Well, coming off of their "best game of the year" the Gophers managed to repeat the performance on Friday and came awfully close to it Saturday, too. I would not want to face this Gopher team if I was anyone come playoff time. Solid All-League goaltending and a balanced scoring attack could spell trouble for any team facing them in the post-season. I can't believe I'm saying this, but I actually like this team's chances in the NCAA tournament. That is, if they get there. The Gophers sit on the outside looking in at the present, 18th in the Pairwise and needing to get to 15th to stand a chance at an at-large bid. At this point, the team needs to win out in the regular season, make the Final Five, and make the Final Five championship game in order to have a legitimate shot at one of those at-large bids.

The other path, of course, is for the team to just win the Final Five, securing the league's auto-bid and automatically making the NCAA tournament. Honestly, I can see this team doing either or both of those tall tasks. Although Minnesota is 2-2-2 in their last six games, this team has played lights-out hockey the past four or five weekends. They've shown that they can beat any team in the nation this year, even earlier in the season when they weren't playing all that great (wins against MI, @ UND). Recently, in their games @ UMD, against DU and @ UW, the Gophers have flashed something that has not been seen for quite a while: the ability to absolutely dominate the game.

Yes, it was only for short stretches in Duluth. But it's getting there. The team thwomped Denver on Saturday, and followed it up with a Wisconsin whooping on Friday. It's really too bad that this team couldn't win just a couple more games in the first half (and, actually, only one game is really hurting them from a PWR standpoint: the OT loss against Union). However, this late-season charge certainly has the rest of the WCHA standing up and taking notice of the Gophers again, which is as it should be. Although it may be just a tiny bit too late this season, the surge has reaffirmed for me that Don Lucia still is the right man behind the bench at the University of Minnesota. Maybe a change of assistant coaches is in order, but The Don has brought this team together without leading scorer and captain Jay Barriball the last several weeks and absolutely thrashed the better teams in the conference.

With the moves Coach Lucia is making to recruit more four-year type college players, I am now back on the Lucia bandwagon.

The team's next series is at home against Michigan Tech (4-24-4 Overall, 2-20-2 WCHA).

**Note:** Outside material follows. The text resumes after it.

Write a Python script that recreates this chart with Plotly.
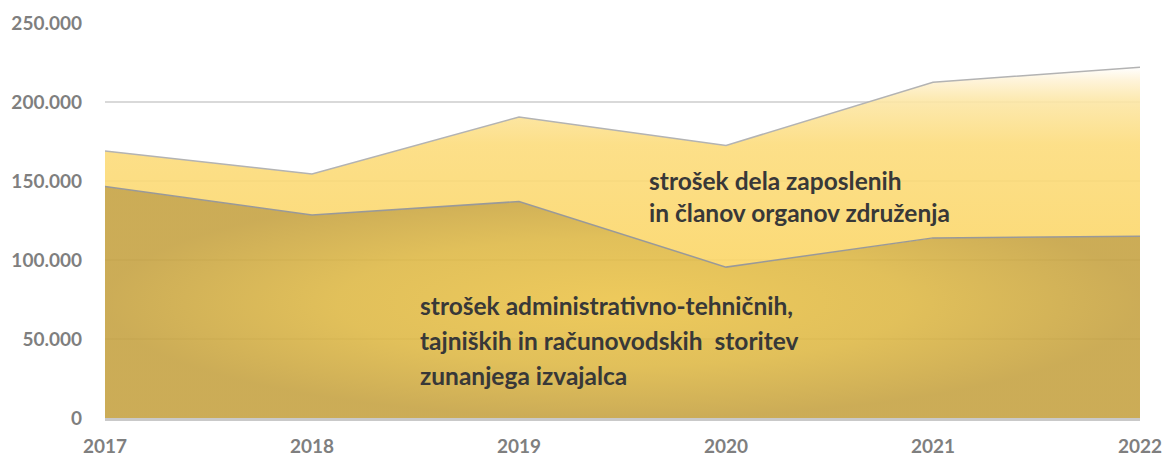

This is an ABSOLUTE MUST SWEEP series in the Gophers' quest for an at-large bid. In fact, the remaining games are must wins until the Final Five Championship game. This Michigan Tech squad did beat Denver last weekend in Denver, so they do have some spoiler in them. However, as Don Lucia said in his media interviews this week, the Gophers "are not good enough to overlook anyone" and at this point of the season, they cannot afford to. Four points is a must this weekend. Go get 'em, boys.